LES MESURES ABANDONNÉES

La mesure permettant au pharmacien d’accomplir l’acte vaccinal a été retirée. La ministre a néanmoins affirmé que cette pratique ferait l’objet d’une expérimentation.

Autre mesure ayant provoqué l’ire des représentants syndicaux et de l’ONI : l’amendement prévoyant, en établissements médico-sociaux, la délégation d’actes infirmiers à des non-soignants leur permettant après formation de réaliser l’administration de Valium en cas de crise d’épilepsie convulsive chez une personne handicapée, des aspirations trachéales, des nutritions par gastrotomie. L’ONI a estimé que cela soulevait une question grave pour la sécurité des soins.
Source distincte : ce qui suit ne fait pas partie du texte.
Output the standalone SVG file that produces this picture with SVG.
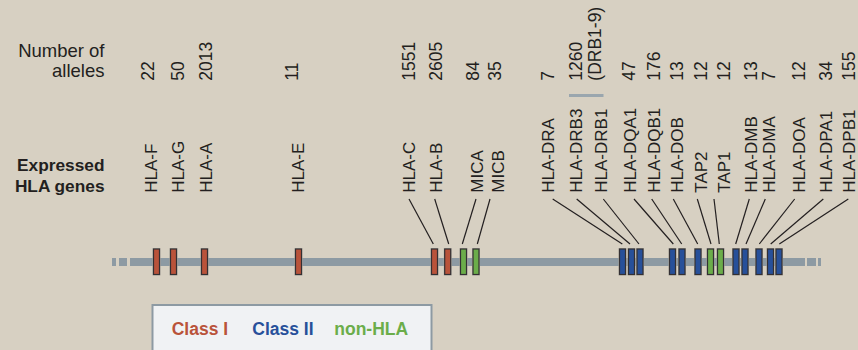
<svg xmlns="http://www.w3.org/2000/svg" width="858" height="350" viewBox="0 0 858 350">
  <style>
    .lbl { font-family: "Liberation Sans", Arial, sans-serif; font-size: 17px; fill: #231f20; }
    .num { font-family: "Liberation Sans", Arial, sans-serif; font-size: 17.5px; fill: #231f20; }
    .head { font-family: "Liberation Sans", Arial, sans-serif; font-size: 18.5px; fill: #231f20; text-anchor: end; }
    .headb { font-family: "Liberation Sans", Arial, sans-serif; font-size: 17.3px; font-weight: bold; fill: #231f20; text-anchor: end; }
    .leg { font-family: "Liberation Sans", Arial, sans-serif; font-size: 17.5px; font-weight: bold; }
    .halo { fill: #b3aea4; }
    .box { stroke: #333033; stroke-width: 1.2; }
    .c1 { fill: #b9533a; }
    .c2 { fill: #27509a; }
    .nh { fill: #6bad4a; }
    .conn line { stroke: #231f20; stroke-width: 1.2; }
  </style>
  <defs>
    <g id="gene">
      <rect class="halo" x="-1" y="248" width="8" height="27.5"/>
    </g>
  </defs>

  <rect width="858" height="350" fill="#d7d0c2"/>

  <!-- column headings -->
  <g id="heading-alleles">
    <text class="head" x="104.5" y="56.5">Number of</text>
    <text class="head" x="104.5" y="77.3">alleles</text>
  </g>
  <g id="heading-genes">
    <text class="headb" x="104.5" y="170.5">Expressed</text>
    <text class="headb" x="104.5" y="191.5">HLA genes</text>
  </g>

  <!-- allele counts -->
  <g id="allele-counts">
    <text class="num" transform="translate(154,80.7) rotate(-90)">22</text>
    <text class="num" transform="translate(184,80.7) rotate(-90)">50</text>
    <text class="num" transform="translate(212,80.7) rotate(-90)">2013</text>
    <text class="num" transform="translate(298.3,80.7) rotate(-90)">11</text>
    <text class="num" transform="translate(415,80.7) rotate(-90)">1551</text>
    <text class="num" transform="translate(441.7,80.7) rotate(-90)">2605</text>
    <text class="num" transform="translate(479.3,80.7) rotate(-90)">84</text>
    <text class="num" transform="translate(500.7,80.7) rotate(-90)">35</text>
    <text class="num" transform="translate(554,80.7) rotate(-90)">7</text>
    <text class="num" transform="translate(581.7,80.7) rotate(-90)">1260</text>
    <text class="num" transform="translate(600.7,80.7) rotate(-90)">(DRB1-9)</text>
    <text class="num" transform="translate(635,80.7) rotate(-90)">47</text>
    <text class="num" transform="translate(660,80.7) rotate(-90)">176</text>
    <text class="num" transform="translate(683.3,80.7) rotate(-90)">13</text>
    <text class="num" transform="translate(707.3,80.7) rotate(-90)">12</text>
    <text class="num" transform="translate(730,80.7) rotate(-90)">12</text>
    <text class="num" transform="translate(756.7,80.7) rotate(-90)">13</text>
    <text class="num" transform="translate(775,80.7) rotate(-90)">7</text>
    <text class="num" transform="translate(805,80.7) rotate(-90)">12</text>
    <text class="num" transform="translate(832.3,80.7) rotate(-90)">34</text>
    <text class="num" transform="translate(854.7,80.7) rotate(-90)">155</text>
    <line x1="569" y1="95.5" x2="603.5" y2="95.5" stroke="#9aa6ae" stroke-width="3"/>
  </g>

  <!-- chromosome -->
  <g id="chromosome" fill="#8d9aa3">
    <rect x="112" y="258" width="4" height="8"/>
    <rect x="119" y="258" width="8" height="8"/>
    <rect x="130" y="258" width="675" height="8"/>
    <rect x="807" y="258" width="9" height="8"/>
    <rect x="818" y="258" width="3" height="8"/>
  </g>

  <!-- connectors from labels to genes -->
  <g id="connectors" class="conn">
    <line x1="409" y1="199" x2="433.3" y2="244"/>
    <line x1="434.7" y1="199" x2="448.7" y2="244"/>
    <line x1="476" y1="199" x2="462.3" y2="244"/>
    <line x1="490" y1="199" x2="477.3" y2="244"/>
    <line x1="552.7" y1="199" x2="622.3" y2="244"/>
    <line x1="576.7" y1="199" x2="630" y2="244"/>
    <line x1="603.3" y1="199" x2="639" y2="244"/>
    <line x1="634" y1="199" x2="673.3" y2="244"/>
    <line x1="651.7" y1="199" x2="681.7" y2="244"/>
    <line x1="673.3" y1="199" x2="697.7" y2="244"/>
    <line x1="697.3" y1="199" x2="711" y2="244"/>
    <line x1="714" y1="199" x2="719.3" y2="244"/>
    <line x1="749.3" y1="199" x2="735.7" y2="244"/>
    <line x1="765.3" y1="199" x2="746" y2="244"/>
    <line x1="794.7" y1="199" x2="759.3" y2="244"/>
    <line x1="823.3" y1="199" x2="770.7" y2="244"/>
    <line x1="848.3" y1="199" x2="779.3" y2="244"/>
  </g>

  <!-- genes: label + box -->
  <g id="HLA-F"><text class="lbl" transform="translate(157.3,192.7) rotate(-90)">HLA-F</text><use href="#gene" x="153.5"/><rect class="box c1" x="153.5" y="249" width="6" height="25.5"/></g>
  <g id="HLA-G"><text class="lbl" transform="translate(184,192.7) rotate(-90)">HLA-G</text><use href="#gene" x="170.5"/><rect class="box c1" x="170.5" y="249" width="6" height="25.5"/></g>
  <g id="HLA-A"><text class="lbl" transform="translate(212,192.7) rotate(-90)">HLA-A</text><use href="#gene" x="201.5"/><rect class="box c1" x="201.5" y="249" width="6" height="25.5"/></g>
  <g id="HLA-E"><text class="lbl" transform="translate(304.3,192.7) rotate(-90)">HLA-E</text><use href="#gene" x="295.5"/><rect class="box c1" x="295.5" y="249" width="6" height="25.5"/></g>
  <g id="HLA-C"><text class="lbl" transform="translate(415,192.7) rotate(-90)">HLA-C</text><use href="#gene" x="431.5"/><rect class="box c1" x="431.5" y="249" width="6" height="25.5"/></g>
  <g id="HLA-B"><text class="lbl" transform="translate(441.7,192.7) rotate(-90)">HLA-B</text><use href="#gene" x="444.7"/><rect class="box c1" x="444.7" y="249" width="6" height="25.5"/></g>
  <g id="MICA"><text class="lbl" transform="translate(482.7,192.7) rotate(-90)">MICA</text><use href="#gene" x="460.5"/><rect class="box nh" x="460.5" y="249" width="6" height="25.5"/></g>
  <g id="MICB"><text class="lbl" transform="translate(504,192.7) rotate(-90)">MICB</text><use href="#gene" x="473"/><rect class="box nh" x="473" y="249" width="6" height="25.5"/></g>
  <g id="HLA-DRA"><text class="lbl" transform="translate(554.3,192.7) rotate(-90)">HLA-DRA</text><use href="#gene" x="619.5"/><rect class="box c2" x="619.5" y="249" width="6" height="25.5"/></g>
  <g id="HLA-DRB3"><text class="lbl" transform="translate(581.7,192.7) rotate(-90)">HLA-DRB3</text><use href="#gene" x="628.5"/><rect class="box c2" x="628.5" y="249" width="6" height="25.5"/></g>
  <g id="HLA-DRB1"><text class="lbl" transform="translate(607.3,192.7) rotate(-90)">HLA-DRB1</text><use href="#gene" x="637"/><rect class="box c2" x="637" y="249" width="6" height="25.5"/></g>
  <g id="HLA-DQA1"><text class="lbl" transform="translate(635.7,192.7) rotate(-90)">HLA-DQA1</text><use href="#gene" x="669.5"/><rect class="box c2" x="669.5" y="249" width="6" height="25.5"/></g>
  <g id="HLA-DQB1"><text class="lbl" transform="translate(660,192.7) rotate(-90)">HLA-DQB1</text><use href="#gene" x="679"/><rect class="box c2" x="679" y="249" width="6" height="25.5"/></g>
  <g id="HLA-DOB"><text class="lbl" transform="translate(683.3,192.7) rotate(-90)">HLA-DOB</text><use href="#gene" x="695"/><rect class="box c2" x="695" y="249" width="6" height="25.5"/></g>
  <g id="TAP2"><text class="lbl" transform="translate(706.7,192.7) rotate(-90)">TAP2</text><use href="#gene" x="707.5"/><rect class="box nh" x="707.5" y="249" width="6" height="25.5"/></g>
  <g id="TAP1"><text class="lbl" transform="translate(730,192.7) rotate(-90)">TAP1</text><use href="#gene" x="717.5"/><rect class="box nh" x="717.5" y="249" width="6" height="25.5"/></g>
  <g id="HLA-DMB"><text class="lbl" transform="translate(757.3,192.7) rotate(-90)">HLA-DMB</text><use href="#gene" x="733"/><rect class="box c2" x="733" y="249" width="6" height="25.5"/></g>
  <g id="HLA-DMA"><text class="lbl" transform="translate(775,192.7) rotate(-90)">HLA-DMA</text><use href="#gene" x="742"/><rect class="box c2" x="742" y="249" width="6" height="25.5"/></g>
  <g id="HLA-DOA"><text class="lbl" transform="translate(805,192.7) rotate(-90)">HLA-DOA</text><use href="#gene" x="756"/><rect class="box c2" x="756" y="249" width="6" height="25.5"/></g>
  <g id="HLA-DPA1"><text class="lbl" transform="translate(832.3,192.7) rotate(-90)">HLA-DPA1</text><use href="#gene" x="767.5"/><rect class="box c2" x="767.5" y="249" width="6" height="25.5"/></g>
  <g id="HLA-DPB1"><text class="lbl" transform="translate(854.7,192.7) rotate(-90)">HLA-DPB1</text><use href="#gene" x="776"/><rect class="box c2" x="776" y="249" width="6" height="25.5"/></g>

  <!-- legend -->
  <g id="legend">
    <rect x="152.5" y="305" width="279" height="50" fill="#f0f2f4" stroke="#8d9aa3" stroke-width="2"/>
    <text class="leg" x="171.7" y="335" fill="#b9533a">Class I</text>
    <text class="leg" x="252.3" y="335" fill="#27509a">Class II</text>
    <text class="leg" x="334.3" y="335" fill="#6bad4a">non-HLA</text>
  </g>
</svg>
La mesure a été retirée.

Enfin, le statut d’infirmière référente, proposé par la députée UMP Claude Greff, qui avait pour objectif de traduire dans la loi la notion d’infirmière de famille pour les personnes en perte d’autonomie, n’a pas été adopté.

La lutte se poursuit

Pendant l’examen du projet de loi à l’Assemblée nationale, une soixantaine d’organisations et de syndicats, des membres du Mouvement pour la santé de tous, ont poursuivi leur action en envoyant séparément à la ministre une lettre demandant un report du projet de loi dans l’attente de la future grande conférence de santé, et la poursuite de la concertation sur le texte. Le Premier ministre a annoncé l’organisation d’une conférence d’ici fin 2015- début 2016, qui constituerait « une nouvelle étape » dans la mise en œuvre de la stratégie nationale de santé. Les internes poursuivent aussi leurs actions, et ont lancé une pétition nationale en ligne contre le projet de loi, comme la FNI. Le Sénat devrait examiner le texte dans les prochains mois dans le cadre d’une procédure dite “accélérée” (une seule lecture par Chambre : une à l’Assemblée, une au Sénat).